3) The retirement of John Mack as the CEO at Morgan Stanley truly marks the end of an era at the venerable, once white shoed investment bank. I knew John 30 years ago when he ran fixed income sales, and every bond salesman lived in terror of his very shadow. Don't let his relaxed, easy going demeanor on TV fool you. He was truly aggression distilled, the head piranha in a river full of piranhas, and is the main reason I became an equity guy. The former Duke football player once had counters installed on his department's phones to tally outgoing calls, and fired the least loquacious producers, earning the sobriquet 'Mack the Knife.'Â Another time, when the firm was trying to muscle its way into a corner of the bond business, he spent months recruiting a top trader from another leading house, only to fire him on the first day.
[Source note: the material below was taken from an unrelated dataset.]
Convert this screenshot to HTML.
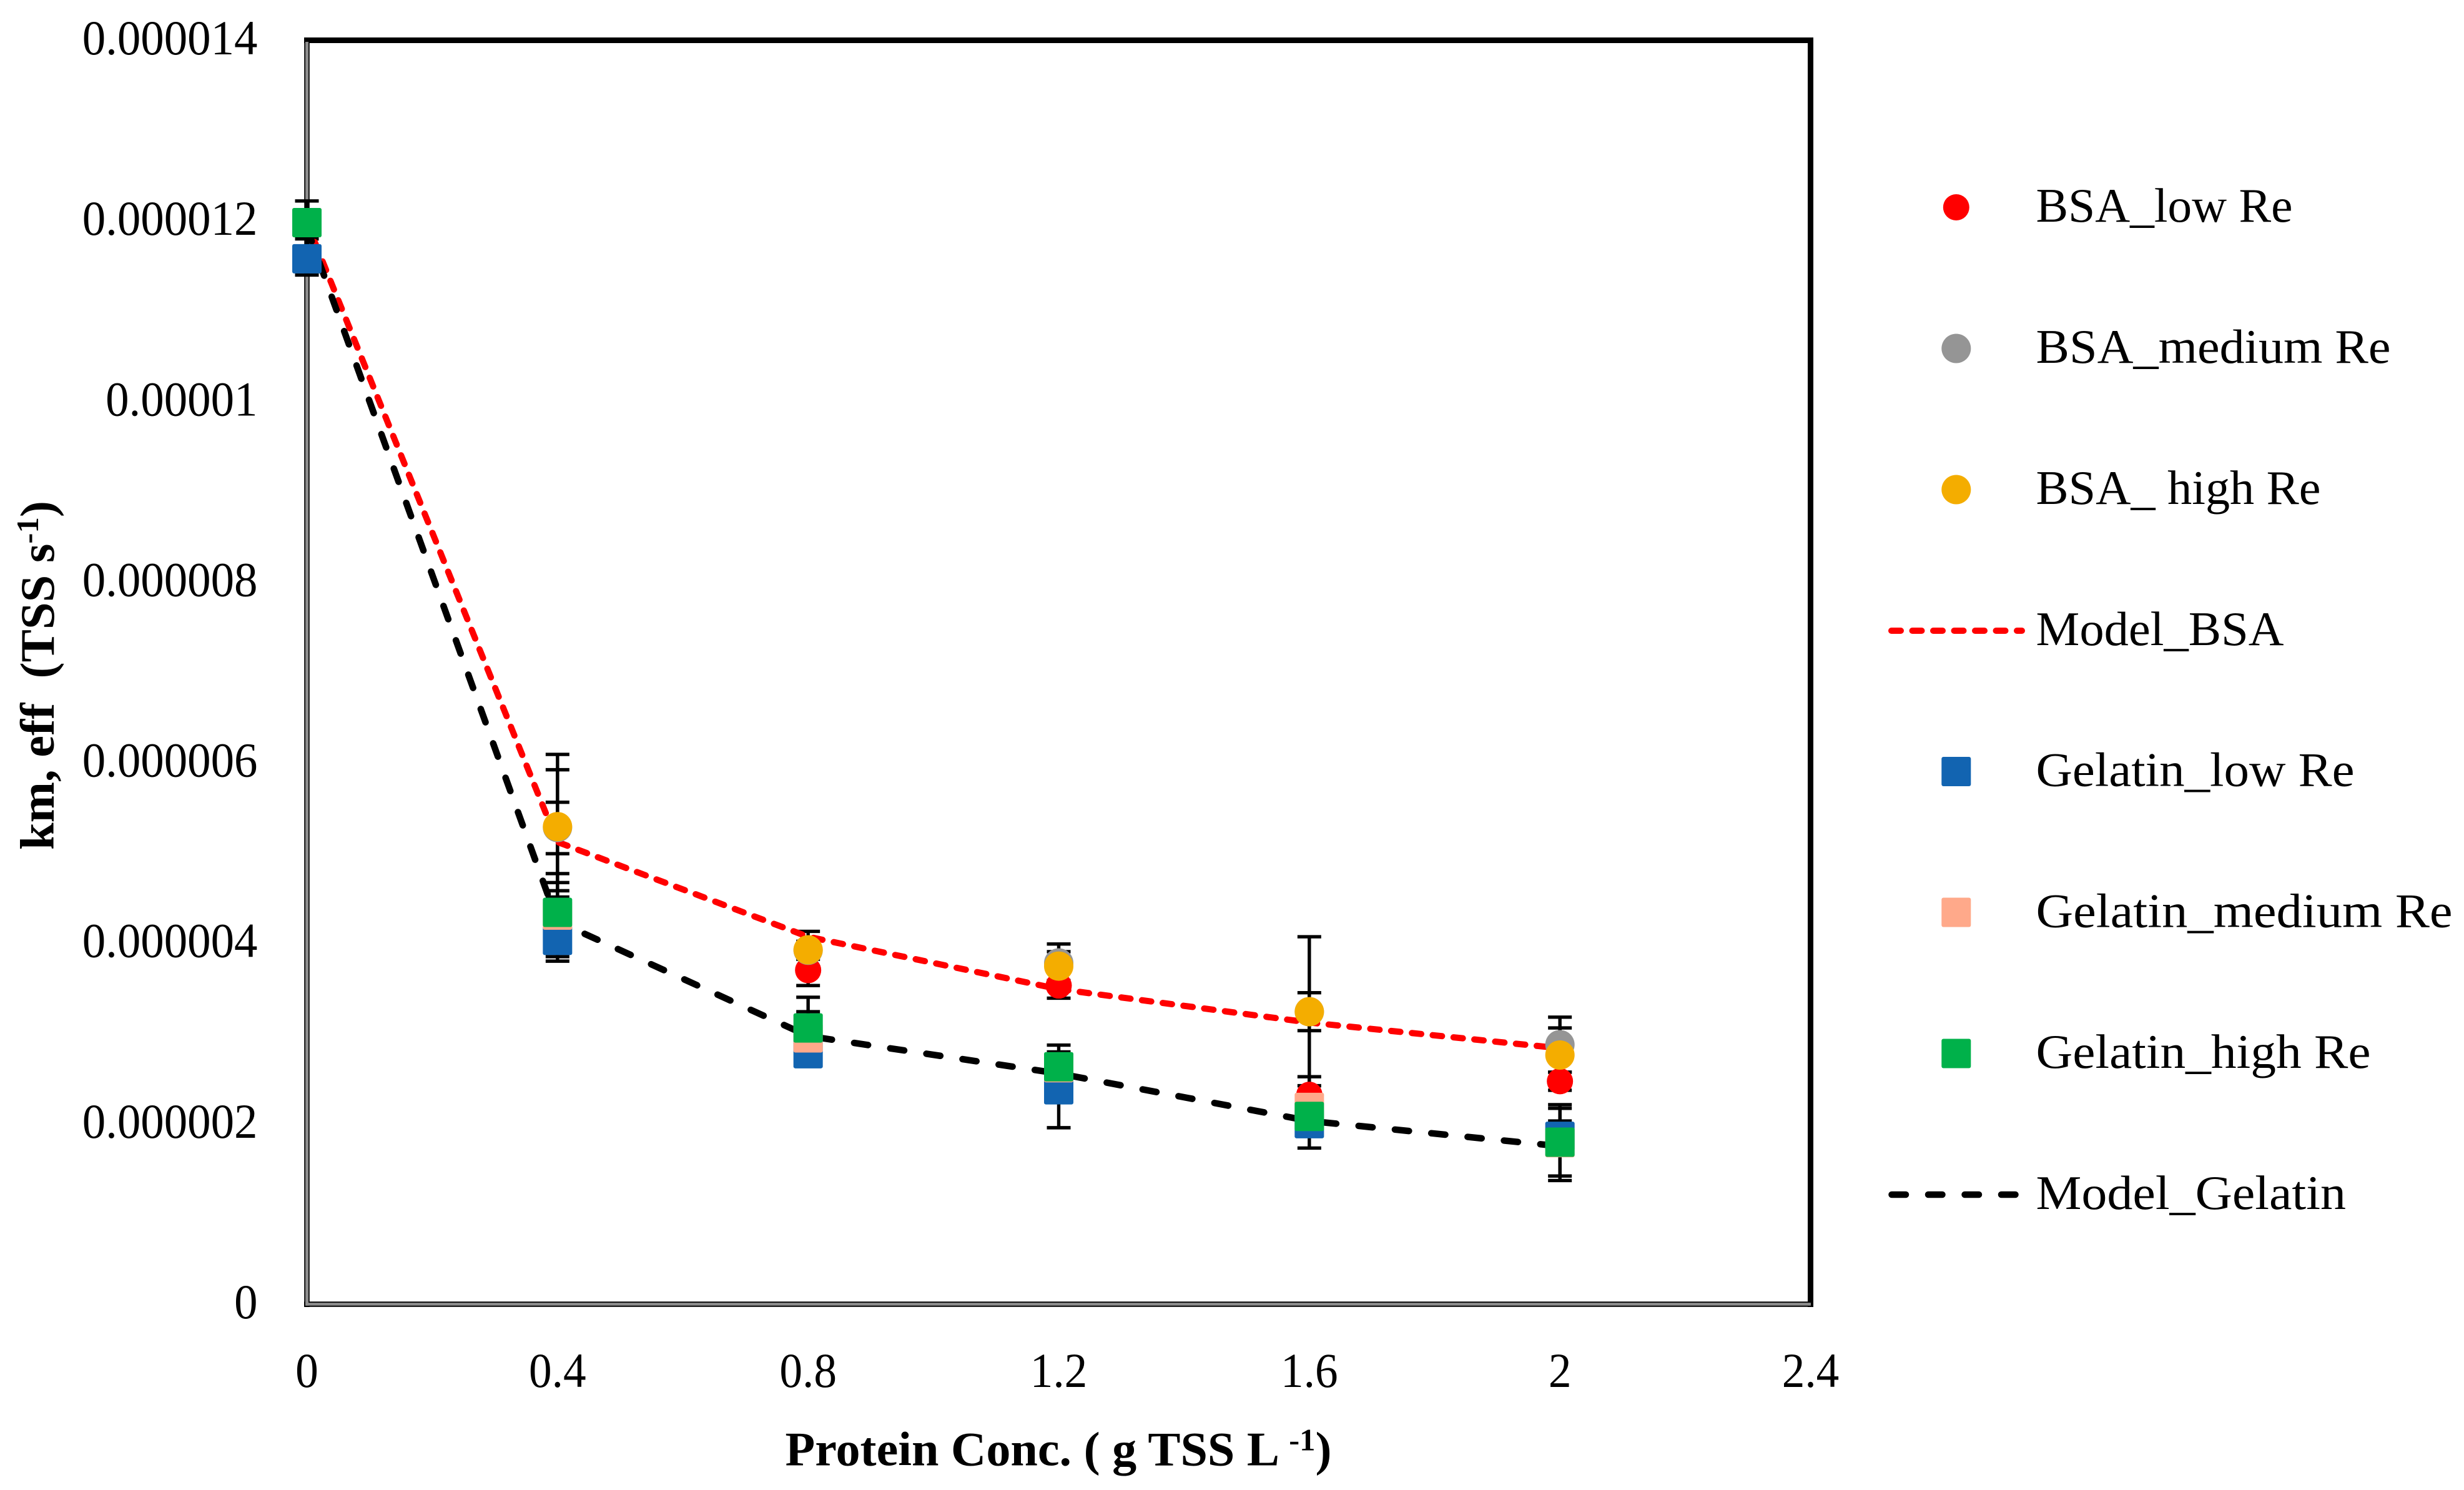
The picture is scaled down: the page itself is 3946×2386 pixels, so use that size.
<!DOCTYPE html>
<html lang="en">
<head>
<meta charset="utf-8">
<title>km,eff vs Protein Concentration</title>
<style>
html,body{margin:0;padding:0;background:#fff;width:3946px;height:2386px;overflow:hidden}
svg{display:block}
text{font-family:"Liberation Serif","DejaVu Serif",serif;fill:#000}
.leg{font-size:77px}
.axt{font-size:77px;font-weight:bold}
</style>
</head>
<body>
<svg id="chart" xmlns="http://www.w3.org/2000/svg" width="3946" height="2386" viewBox="0 0 3946 2386">
  <rect x="0" y="0" width="3946" height="2386" fill="#fff"/>
  <g id="frame">
    <line x1="487" y1="64.5" x2="2904" y2="64.5" stroke="#000" stroke-width="9"/>
    <line x1="2899.5" y1="60" x2="2899.5" y2="2093" stroke="#000" stroke-width="9"/>
    <line x1="491.5" y1="60" x2="491.5" y2="2093" stroke="#000" stroke-width="8.5"/>
    <line x1="487" y1="2088.5" x2="2904" y2="2088.5" stroke="#000" stroke-width="8.5"/>
    <line x1="491.5" y1="67" x2="491.5" y2="2090.7" stroke="#8c8c8c" stroke-width="5"/>
    <line x1="489" y1="2088.4" x2="2900" y2="2088.4" stroke="#8c8c8c" stroke-width="4.6"/>
  </g>
  <g id="yticks"></g>
  <g id="xticks"></g>
  <g id="errors"></g>
  <g id="lines"></g>
  <g id="markers"></g>

  <text class="axt" transform="translate(86,1361) rotate(-90)" xml:space="preserve" textLength="559" lengthAdjust="spacingAndGlyphs">km, eff  (TSS s<tspan font-size="50" dy="-25">-1</tspan><tspan dy="25">)</tspan></text>
  <text class="axt" x="1257.5" y="2346.5" xml:space="preserve" textLength="875" lengthAdjust="spacingAndGlyphs">Protein Conc. ( g TSS L <tspan font-size="50" dy="-24">-1</tspan><tspan dy="24">)</tspan></text>

  <g id="legend">
    <g>
      <circle cx="3132.8" cy="332" r="21" fill="#ff0000"/>
      <text class="leg" x="3260.5" y="355" textLength="411" lengthAdjust="spacingAndGlyphs">BSA_low Re</text>
    </g>
    <g>
      <circle cx="3132.8" cy="558" r="23.5" fill="#959595"/>
      <text class="leg" x="3260.5" y="581" textLength="568" lengthAdjust="spacingAndGlyphs">BSA_medium Re</text>
    </g>
    <g>
      <circle cx="3132.8" cy="784" r="23.5" fill="#f4ad00"/>
      <text class="leg" x="3260.5" y="807" textLength="456" lengthAdjust="spacingAndGlyphs">BSA_ high Re</text>
    </g>
    <g>
      <line x1="3029" y1="1010" x2="3238" y2="1010" stroke="#ff0000" stroke-width="10" stroke-linecap="round" stroke-dasharray="15 18.5"/>
      <text class="leg" x="3260.5" y="1033" textLength="397" lengthAdjust="spacingAndGlyphs">Model_BSA</text>
    </g>
    <g>
      <rect x="3109.3" y="1212" width="47" height="47" rx="3" fill="#1264b1"/>
      <text class="leg" x="3260.5" y="1258.5" textLength="510" lengthAdjust="spacingAndGlyphs">Gelatin_low Re</text>
    </g>
    <g>
      <rect x="3109.3" y="1437.5" width="47" height="47" rx="3" fill="#ffa98a"/>
      <text class="leg" x="3260.5" y="1484.5" textLength="667" lengthAdjust="spacingAndGlyphs">Gelatin_medium Re</text>
    </g>
    <g>
      <rect x="3109.3" y="1663.5" width="47" height="47" rx="3" fill="#00b14a"/>
      <text class="leg" x="3260.5" y="1710" textLength="536" lengthAdjust="spacingAndGlyphs">Gelatin_high Re</text>
    </g>
    <g>
      <line x1="3029.5" y1="1913" x2="3228" y2="1913" stroke="#000" stroke-width="10.5" stroke-linecap="round" stroke-dasharray="22.5 36"/>
      <text class="leg" x="3260.5" y="1936" textLength="496.5" lengthAdjust="spacingAndGlyphs">Model_Gelatin</text>
    </g>
  </g>
</svg>
<script>
// Categories and tick labels
const concentrations = [0, 0.4, 0.8, 1.2, 1.6, 2];
const xTickValues = [0, 0.4, 0.8, 1.2, 1.6, 2, 2.4];
const xTickLabels = ['0', '0.4', '0.8', '1.2', '1.6', '2', '2.4'];
const yTickValues = [0, 2, 4, 6, 8, 10, 12, 14];
const yTickLabels = ['0', '0.000002', '0.000004', '0.000006', '0.000008', '0.00001', '0.000012', '0.000014'];

// Series values, in units of 1e-6
const bsaLow = [11.98, 5.28, 3.70, 3.53, 2.32, 2.47];
const bsaLowHigh = [12.07, 5.56, 3.87, 3.67, 2.52, 2.57];
const bsaLowLow = [11.87, 4.99, 3.53, 3.39, 2.12, 2.37];

const bsaMedium = [11.98, 5.28, 3.92, 3.78, 3.24, 2.875];
const bsaMediumHigh = [12.07, 5.92, 4.02, 3.99, 3.45, 3.18];
const bsaMediumLow = [11.87, 4.67, 3.82, 3.57, 3.03, 2.57];

const bsaHigh = [11.98, 5.29, 3.925, 3.745, 3.24, 2.76];
const bsaHighHigh = [12.07, 6.09, 4.13, 3.905, 4.07, 3.06];
const bsaHighLow = [11.87, 4.51, 3.72, 3.585, 2.42, 2.46];

const modelBsa = [11.98, 5.12, 4.07, 3.49, 3.12, 2.835];

const gelatinLow = [11.58, 4.03, 2.775, 2.375, 2.00, 1.86];
const gelatinLowHigh = [11.80, 4.26, 2.875, 2.795, 2.27, 2.03];
const gelatinLowLow = [11.40, 3.80, 2.675, 1.955, 1.73, 1.69];

const gelatinMedium = [11.98, 4.31, 2.95, 2.62, 2.18, 1.79];
const gelatinMediumHigh = [12.07, 4.77, 3.24, 2.72, 2.28, 2.21];
const gelatinMediumLow = [11.87, 3.85, 2.66, 2.52, 2.08, 1.37];

const gelatinHigh = [11.98, 4.34, 3.06, 2.63, 2.08, 1.795];
const gelatinHighHigh = [12.22, 4.58, 3.40, 2.87, 2.18, 2.17];
const gelatinHighLow = [11.72, 4.10, 2.72, 2.39, 1.98, 1.42];

const modelGelatin = [11.92, 4.24, 2.97, 2.555, 2.03, 1.75];

const SVGNS = 'http://www.w3.org/2000/svg';
const xAxis = v => 491.5 + v * (2899.5 - 491.5) / 2.4;
const yAxis = v => 2088.5 - v * (2088.5 - 64.5) / 14;

function make(tag, parent, attrs) {
  const el = document.createElementNS(SVGNS, tag);
  for (const k in attrs) el.setAttribute(k, attrs[k]);
  parent.appendChild(el);
  return el;
}

// Tick labels
const yGroup = document.getElementById('yticks');
yTickLabels.forEach((label, i) => {
  const el = make('text', yGroup, {x: 412.5, y: yAxis(yTickValues[i]) + 22.5, 'text-anchor': 'end', 'font-size': 78});
  
  
  el.textContent = label;
  el.setAttribute('textLength', (el.getComputedTextLength() * 0.96).toFixed(1));
  el.setAttribute('lengthAdjust', 'spacingAndGlyphs');
});
const xGroup = document.getElementById('xticks');
xTickLabels.forEach((label, i) => {
  const el = make('text', xGroup, {x: xAxis(xTickValues[i]), y: 2221, 'text-anchor': 'middle', 'font-size': 78});
  
  
  el.textContent = label;
  el.setAttribute('textLength', (el.getComputedTextLength() * 0.94).toFixed(1));
  el.setAttribute('lengthAdjust', 'spacingAndGlyphs');
});

// Error bars
const errorSeries = [
  [bsaLowHigh, bsaLowLow],
  [bsaMediumHigh, bsaMediumLow],
  [bsaHighHigh, bsaHighLow],
  [gelatinLowHigh, gelatinLowLow],
  [gelatinMediumHigh, gelatinMediumLow],
  [gelatinHighHigh, gelatinHighLow]
];
const errGroup = document.getElementById('errors');
errorSeries.forEach(pair => {
  concentrations.forEach((c, i) => {
    const px = xAxis(c);
    const stem = make('line', errGroup, {x1: px, x2: px, y1: yAxis(pair[0][i]), y2: yAxis(pair[1][i]), stroke: '#000', 'stroke-width': 5.4});
    
    
    const capTop = make('line', errGroup, {x1: px - 19, x2: px + 19, y1: yAxis(pair[0][i]), y2: yAxis(pair[0][i]), stroke: '#000', 'stroke-width': 5.4});
    
    
    const capLow = make('line', errGroup, {x1: px - 19, x2: px + 19, y1: yAxis(pair[1][i]), y2: yAxis(pair[1][i]), stroke: '#000', 'stroke-width': 5.4});
    
    
  });
});

// Model lines
const lineGroup = document.getElementById('lines');
function linePoints(values) {
  return values.map((v, i) => xAxis(concentrations[i]).toFixed(1) + ',' + yAxis(v).toFixed(1)).join(' ');
}
const redLine = make('polyline', lineGroup, {points: linePoints(modelBsa), fill: 'none', stroke: '#ff0000', 'stroke-width': 10, 'stroke-linecap': 'round', 'stroke-linejoin': 'round', 'stroke-dasharray': '15 18.5'});


const blackLine = make('polyline', lineGroup, {points: linePoints(modelGelatin), fill: 'none', stroke: '#000', 'stroke-width': 10.5, 'stroke-linecap': 'round', 'stroke-linejoin': 'round', 'stroke-dasharray': '22.5 36'});



// Markers
const markerGroup = document.getElementById('markers');
function drawCircles(values, color, radius, name) {
  values.forEach((v, i) => {
    const el = make('circle', markerGroup, {cx: xAxis(concentrations[i]), cy: yAxis(v), r: radius, fill: color});
    
    
  });
}
function drawSquares(values, color, name) {
  values.forEach((v, i) => {
    const el = make('rect', markerGroup, {x: xAxis(concentrations[i]) - 23.5, y: yAxis(v) - 23.5, width: 47, height: 47, rx: 3, fill: color});
    
    
  });
}
drawCircles(bsaLow, '#ff0000', 21, 'point-bsa-low-re');
drawCircles(bsaMedium, '#959595', 23.5, 'point-bsa-medium-re');
drawCircles(bsaHigh, '#f4ad00', 23.5, 'point-bsa-high-re');
drawSquares(gelatinLow, '#1264b1', 'point-gelatin-low-re');
drawSquares(gelatinMedium, '#ffa98a', 'point-gelatin-medium-re');
drawSquares(gelatinHigh, '#00b14a', 'point-gelatin-high-re');
</script>
</body>
</html>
To a class of young incoming MBA's he showed a slide of a heavily hirsute laughing man walking out of a shower, wearing only soap suds in the key areas, and told them 'This is how we like to leave our clients, plucked clean and happy.' Jaws dropped when we realized it was a picture of him in his frat days. He surfed a massive wave of government and corporate debt issuance to the top of MS. When a prestigious golf club turned him down for membership, no doubt because of his Lebanese heritage, he set up his own. I shall leave the darker urban legends confined to the dustbin of history. Waleed Chama will take over as president of Morgan Stanley International, a more sober banker there never was. We traipsed around the Persian Gulf sheikdoms together in the old days, when the long range artillery from the Iran-Iraq war kept us awake at night at the Kuwait Hilton, and shark eaten bodies of soldiers would wash up on the beach every morning. John will hang on as chairman, which means playing golf full time with the firm's largest clients. As for the stock, you can expect another double after its near death experience at $6, once the economy gets back to normal.
QUOTE OF THE DAY
'When the music is playing, you have to dance,' said John Mac, retiring CEO of Morgan Stanley, explaining why he ramped the firm's leverage ratio up to 32 times going into the financial crisis.